Curious to know how 8k context llama2 got trained on 24gb GPU
Can you share the finetuning script, how did you train 8k context length llama2 got trained on 24gb GPU?
I trained it on a RTX 6000 Ada, which has 48gb VRAM. However, for this model, I didn't actually perform any training at 8k context length (unlike the first airophin model). I started from another model checkpoint that had been trained on such.
As far as the finetuning script goes, It's basically a modified version of the qlora script in the original qlora paper. I have a version of it here (there are differences to what I used here; I may update it when I get a chance): https://github.com/bhenrym14/qlora-airoboros-longcontext/blob/main/qlora_airo.py
Thanks @bhenrym14 for the clarification. Just wanted to confirm what you have used as model_max_len, 8192 or default one i.e 2048 in mentioned script ? Also can you confirm if similar script was used to finetune the first airophin model(bhenrym14/airophin-13b-pntk-16k-fp16), if yes then what was value of model_max_len there and gpu type and how many gpus?
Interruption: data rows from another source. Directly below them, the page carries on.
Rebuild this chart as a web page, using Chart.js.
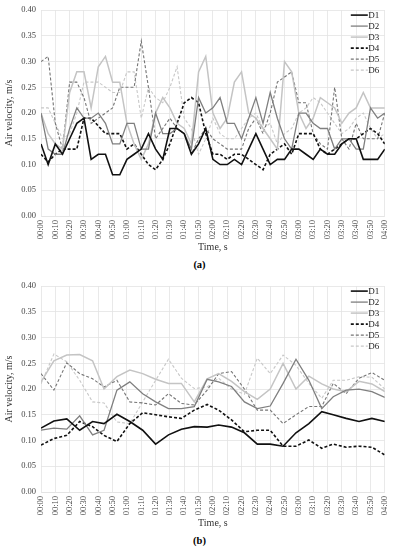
<!DOCTYPE html>
<html>
<head>
<meta charset="utf-8">
<script src="https://cdn.jsdelivr.net/npm/chart.js@4/dist/chart.umd.min.js"></script>
<style>
  body { margin: 0; background: #fff; width: 399px; height: 550px; position: relative; overflow: hidden; }
  .box { position: absolute; left: 0; width: 399px; height: 256px; }
  .cap { position: absolute; left: 0; width: 399px; text-align: center; font-family: "Liberation Serif", serif; font-size: 10.5px; font-weight: bold; }
</style>
</head>
<body>
<div class="box" style="top:0"><canvas id="chartA" width="399" height="256"></canvas></div>
<div class="cap" style="top:259px">(a)</div>
<div class="box" style="top:276px"><canvas id="chartB" width="399" height="256"></canvas></div>
<div class="cap" style="top:535px">(b)</div>
<script>
const seriesNames = ['D1', 'D2', 'D3', 'D4', 'D5', 'D6'];

// (a) readings every 5 s
const timesA = [0, 5, 10, 15, 20, 25, 30, 35, 40, 45, 50, 55, 60, 65, 70, 75, 80, 85, 90, 95,
  100, 105, 110, 115, 120, 125, 130, 135, 140, 145, 150, 155, 160, 165, 170, 175, 180, 185, 190, 195,
  200, 205, 210, 215, 220, 225, 230, 235, 240];
const d1A = [0.14, 0.10, 0.14, 0.12, 0.15, 0.18, 0.19, 0.11, 0.12, 0.12, 0.08, 0.08, 0.11, 0.12, 0.13, 0.16, 0.13, 0.11, 0.17, 0.17,
  0.16, 0.12, 0.14, 0.17, 0.11, 0.10, 0.10, 0.11, 0.10, 0.13, 0.16, 0.13, 0.10, 0.11, 0.11, 0.13, 0.13, 0.12, 0.11, 0.13,
  0.12, 0.12, 0.14, 0.15, 0.15, 0.11, 0.11, 0.11, 0.13];
const d2A = [0.20, 0.13, 0.12, 0.12, 0.17, 0.21, 0.19, 0.19, 0.20, 0.18, 0.14, 0.14, 0.18, 0.18, 0.13, 0.13, 0.20, 0.16, 0.16, 0.17,
  0.16, 0.13, 0.23, 0.20, 0.21, 0.23, 0.18, 0.18, 0.15, 0.19, 0.23, 0.18, 0.24, 0.19, 0.15, 0.13, 0.20, 0.20, 0.18, 0.17,
  0.17, 0.13, 0.15, 0.15, 0.13, 0.13, 0.21, 0.19, 0.20];
const d3A = [0.20, 0.16, 0.14, 0.13, 0.24, 0.28, 0.28, 0.21, 0.29, 0.31, 0.26, 0.26, 0.18, 0.14, 0.11, 0.14, 0.20, 0.23, 0.21, 0.18,
  0.17, 0.14, 0.28, 0.31, 0.20, 0.17, 0.19, 0.26, 0.28, 0.20, 0.19, 0.17, 0.15, 0.13, 0.30, 0.28, 0.20, 0.17, 0.19, 0.23,
  0.22, 0.21, 0.18, 0.20, 0.21, 0.24, 0.21, 0.21, 0.21];
const d4A = [0.12, 0.105, 0.12, 0.13, 0.13, 0.13, 0.19, 0.19, 0.175, 0.16, 0.16, 0.16, 0.13, 0.14, 0.12, 0.10, 0.09, 0.11, 0.14, 0.18,
  0.22, 0.23, 0.22, 0.16, 0.12, 0.12, 0.11, 0.12, 0.12, 0.11, 0.10, 0.09, 0.12, 0.13, 0.14, 0.12, 0.16, 0.16, 0.16, 0.13,
  0.12, 0.13, 0.14, 0.15, 0.15, 0.16, 0.17, 0.16, 0.14];
const d5A = [0.30, 0.31, 0.18, 0.13, 0.26, 0.26, 0.23, 0.18, 0.19, 0.20, 0.21, 0.25, 0.25, 0.25, 0.34, 0.25, 0.15, 0.17, 0.19, 0.17,
  0.16, 0.12, 0.15, 0.17, 0.15, 0.14, 0.13, 0.13, 0.13, 0.17, 0.19, 0.16, 0.20, 0.26, 0.27, 0.28, 0.22, 0.22, 0.16, 0.14,
  0.13, 0.25, 0.15, 0.13, 0.18, 0.15, 0.15, 0.15, 0.20];
const d6A = [0.21, 0.21, 0.18, 0.15, 0.16, 0.20, 0.26, 0.26, 0.26, 0.25, 0.24, 0.24, 0.28, 0.28, 0.19, 0.25, 0.23, 0.22, 0.25, 0.29,
  0.19, 0.17, 0.12, 0.15, 0.19, 0.16, 0.15, 0.15, 0.17, 0.19, 0.20, 0.17, 0.18, 0.14, 0.16, 0.17, 0.20, 0.21, 0.23, 0.22,
  0.20, 0.18, 0.16, 0.17, 0.19, 0.20, 0.17, 0.15, 0.16];

// (b) readings roughly every 9 s
const timesB = [0, 9, 18, 27, 36, 44, 53, 62, 71, 80, 89, 98, 107, 116, 124, 133, 142, 151, 160, 169,
  178, 187, 196, 204, 213, 222, 231, 240];
const d1B = [0.124, 0.138, 0.142, 0.12, 0.137, 0.133, 0.151, 0.137, 0.12, 0.093, 0.111, 0.122, 0.127, 0.126,
  0.13, 0.126, 0.115, 0.093, 0.093, 0.089, 0.115, 0.133, 0.156, 0.15, 0.143, 0.137, 0.143, 0.137];
const d2B = [0.12, 0.124, 0.122, 0.148, 0.111, 0.12, 0.198, 0.214, 0.191, 0.175, 0.162, 0.162, 0.166, 0.219,
  0.214, 0.205, 0.175, 0.162, 0.167, 0.211, 0.258, 0.217, 0.162, 0.185, 0.198, 0.2, 0.195, 0.184];
const d3B = [0.214, 0.255, 0.266, 0.267, 0.255, 0.2, 0.224, 0.237, 0.23, 0.219, 0.211, 0.211, 0.175, 0.22,
  0.23, 0.215, 0.195, 0.18, 0.2, 0.25, 0.2, 0.225, 0.21, 0.2, 0.195, 0.215, 0.21, 0.195];
const d4B = [0.091, 0.104, 0.11, 0.137, 0.127, 0.11, 0.098, 0.133, 0.154, 0.15, 0.146, 0.143, 0.159, 0.17,
  0.159, 0.14, 0.117, 0.12, 0.12, 0.089, 0.089, 0.101, 0.085, 0.093, 0.087, 0.089, 0.087, 0.072];
const d5B = [0.23, 0.198, 0.251, 0.23, 0.22, 0.204, 0.217, 0.175, 0.173, 0.169, 0.191, 0.172, 0.169, 0.198,
  0.23, 0.234, 0.2, 0.159, 0.159, 0.133, 0.15, 0.166, 0.166, 0.211, 0.191, 0.221, 0.232, 0.217];
const d6B = [0.21, 0.268, 0.253, 0.217, 0.175, 0.173, 0.136, 0.133, 0.175, 0.217, 0.258, 0.221, 0.201, 0.204,
  0.221, 0.2, 0.19, 0.26, 0.23, 0.266, 0.246, 0.211, 0.182, 0.217, 0.217, 0.224, 0.223, 0.2];

const yTicks = [0, 0.05, 0.10, 0.15, 0.20, 0.25, 0.30, 0.35, 0.40];

const styles = [
  { color: '#111111', width: 1.6, dash: [] },
  { color: '#7f7f7f', width: 1.3, dash: [] },
  { color: '#c4c4c4', width: 1.5, dash: [] },
  { color: '#111111', width: 1.6, dash: [3, 2] },
  { color: '#747474', width: 1.1, dash: [3, 2] },
  { color: '#c8c8c8', width: 1.1, dash: [3, 2] }
];

const serif = '"Liberation Serif", "DejaVu Serif", serif';

const fmtTime = (s) => {
  const m = Math.floor(s / 60);
  const r = Math.round(s % 60);
  return String(m).padStart(2, '0') + ':' + String(r).padStart(2, '0');
};

// legend drawn inside the top-right corner of the plot
const cornerLegend = {
  id: 'cornerLegend',
  afterDraw(chart) {
    const ctx = chart.ctx;
    const area = chart.chartArea;
    ctx.save();
    ctx.font = '9px ' + serif;
    ctx.textBaseline = 'middle';
    ctx.textAlign = 'left';
    chart.data.datasets.forEach((ds, i) => {
      const y = area.top + 5 + i * 11;
      ctx.strokeStyle = ds.borderColor;
      ctx.lineWidth = ds.borderWidth;
      ctx.setLineDash(ds.borderDash);
      ctx.beginPath();
      ctx.moveTo(area.right - 34, y);
      ctx.lineTo(area.right - 17, y);
      ctx.stroke();
      ctx.setLineDash([]);
      ctx.fillStyle = '#222';
      ctx.fillText(ds.label, area.right - 16.5, y + 0.5);
    });
    ctx.restore();
  }
};

const makeChart = (id, times, values) => {
  const datasets = values.map((vals, i) => ({
    label: seriesNames[i],
    data: vals.map((v, k) => ({ x: times[k], y: v })),
    borderColor: styles[i].color,
    borderWidth: styles[i].width,
    borderDash: styles[i].dash,
    pointRadius: 0,
    tension: 0,
    fill: false
  }));

  return new Chart(document.getElementById(id), {
    type: 'line',
    data: { datasets },
    plugins: [cornerLegend],
    options: {
      responsive: false,
      animation: false,
      layout: { padding: { top: 10, right: 10, left: 0, bottom: 0 } },
      plugins: { legend: { display: false }, tooltip: { enabled: false } },
      scales: {
        x: {
          type: 'linear',
          min: 0,
          max: 240,
          afterFit: (scale) => { scale.height = 40; },
          grid: { color: '#e3e3e3', lineWidth: 0.8, drawTicks: false },
          border: { color: '#e3e3e3', width: 0.8 },
          ticks: {
            stepSize: 10,
            maxTicksLimit: 30,
            autoSkip: false,
            minRotation: 90,
            maxRotation: 90,
            padding: 4,
            color: '#444',
            font: { family: serif, size: 8.5 },
            callback: (v) => fmtTime(v)
          },
          title: {
            display: true,
            text: 'Time, s',
            color: '#333',
            font: { family: serif, size: 10 },
            padding: { top: 2, bottom: 3 }
          }
        },
        y: {
          min: 0,
          max: 0.4,
          afterFit: (scale) => { scale.width = 41; },
          afterBuildTicks: (scale) => { scale.ticks = yTicks.map((v) => ({ value: v })); },
          grid: { color: '#e3e3e3', lineWidth: 0.8, drawTicks: false },
          border: { display: false },
          ticks: {
            padding: 5,
            color: '#444',
            font: { family: serif, size: 8.5 },
            callback: (v) => Number(v).toFixed(2)
          },
          title: {
            display: true,
            text: 'Air velocity, m/s',
            color: '#333',
            font: { family: serif, size: 10 },
            padding: { top: 3, bottom: 2 }
          }
        }
      }
    }
  });
};

makeChart('chartA', timesA, [d1A, d2A, d3A, d4A, d5A, d6A]);
makeChart('chartB', timesB, [d1B, d2B, d3B, d4B, d5B, d6B]);
</script>
</body>
</html>
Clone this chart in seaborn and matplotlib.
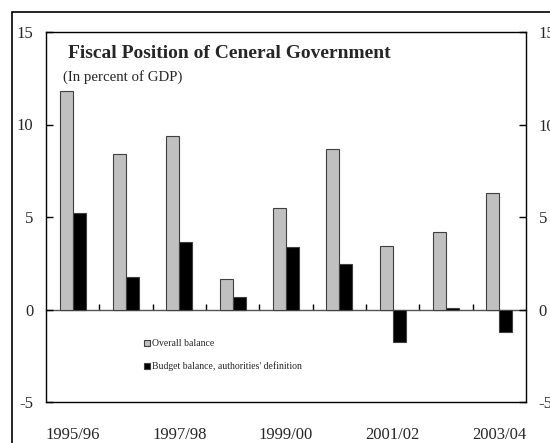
import matplotlib
matplotlib.use("Agg")
import matplotlib.pyplot as plt
from matplotlib.patches import Rectangle, Patch
import seaborn as sns
import pandas as pd

years = ["1995/96", "1996/97", "1997/98", "1998/99", "1999/00",
         "2000/01", "2001/02", "2002/03", "2003/04"]
overall_balance = [11.8, 8.4, 9.4, 1.65, 5.5, 8.7, 3.45, 4.2, 6.3]
budget_balance = [5.2, 1.75, 3.65, 0.7, 3.4, 2.45, -1.75, 0.1, -1.2]
series_names = ["Overall balance", "Budget balance, authorities' definition"]
shown_labels = ["1995/96", "1997/98", "1999/00", "2001/02", "2003/04"]

df = pd.DataFrame({
    "year": years * 2,
    "value": overall_balance + budget_balance,
    "series": [series_names[0]] * len(years) + [series_names[1]] * len(years),
})

sns.set_style("white")
plt.rcParams["font.family"] = ["Liberation Serif", "DejaVu Serif"]
plt.rcParams["axes.unicode_minus"] = False

fig = plt.figure(figsize=(5.5, 4.43), dpi=100)
ax = fig.add_axes([46 / 550, 41 / 443, 480 / 550, 370 / 443])

colors = ["#c0c0c0", "#000000"]
sns.barplot(data=df, x="year", y="value", hue="series", order=years,
            hue_order=series_names, palette=colors, width=0.49, gap=0,
            saturation=1, edgecolor="#404040", linewidth=0.8,
            legend=False, ax=ax)

ax.set_ylim(-5, 15)
ax.set_xlim(-0.5, len(years) - 0.5)
ax.set_yticks([-5, 0, 5, 10, 15])
ax.set_xlabel("")
ax.set_ylabel("")
for s in ax.spines.values():
    s.set_visible(True)
    s.set_color("black")
    s.set_linewidth(1.0)

ax.tick_params(axis="y", direction="in", length=5, width=1, pad=9,
               labelsize=12, left=True, color="black")
ax.set_xticks([years.index(y) for y in shown_labels])
ax.set_xticklabels(shown_labels)
ax.tick_params(axis="x", length=0, pad=18, labelsize=12)

# zero line with group separators
zero = ax.secondary_xaxis(0.25)
zero.set_xticks([i + 0.5 for i in range(len(years) - 1)])
zero.set_xticklabels([])
zero.tick_params(axis="x", direction="in", length=4, width=1, color="black")
zero.spines["bottom"].set_color("#555555")
zero.spines["bottom"].set_linewidth(1.0)

ax2 = ax.twinx()
ax2.set_ylim(-5, 15)
ax2.set_yticks([-5, 0, 5, 10, 15])
ax2.tick_params(axis="y", direction="in", length=5, width=1, pad=9,
                labelsize=12, color="black")
for s in ax2.spines.values():
    s.set_visible(False)

ax.text(0.046, 0.93, "Fiscal Position of Ceneral Government",
        transform=ax.transAxes, fontsize=14, fontweight="bold",
        ha="left", va="baseline")
ax.text(0.035, 0.868, "(In percent of GDP)", transform=ax.transAxes,
        fontsize=10.7, ha="left", va="baseline")

handles = [Patch(facecolor=c, edgecolor="#404040", linewidth=0.8)
           for c in colors]
ax.legend(handles, series_names, loc="upper left",
          bbox_to_anchor=(0.205, 0.169), frameon=False, fontsize=7,
          handlelength=0.6, handleheight=0.6, handletextpad=0.2,
          labelspacing=1.35, borderpad=0, borderaxespad=0)

fig.patches.append(Rectangle((12 / 550, -0.1), 1.2, (443 - 12) / 443 + 0.1,
                             transform=fig.transFigure, fill=False,
                             edgecolor="black", linewidth=1.2))

fig.savefig("out.png", dpi=100)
This script relies on the RoPE monkey-patch to apply the desired interpolation factor (where I just hard-coded it); this is because I wrote this before transformers had native support for RoPE scaling. So yes, for this model, I did scale appropriately (factor of 2) for 8192 context. Since tranformers now has support, I generally will edit the backbone config to include the desired scaling method, and use the model_max_len to control the maximum sequence length the model sees in training; this is simply so I can run larger batches without risking OOM on a couple of samples in an otherwise shorter sequence dataset.
For the airoboros finetune phase, I capped it at ~3000 for max_model_len (again, RoPE scaling is still for 8192). I trained on a single gpu. It was a RTX 6000 Ada generation.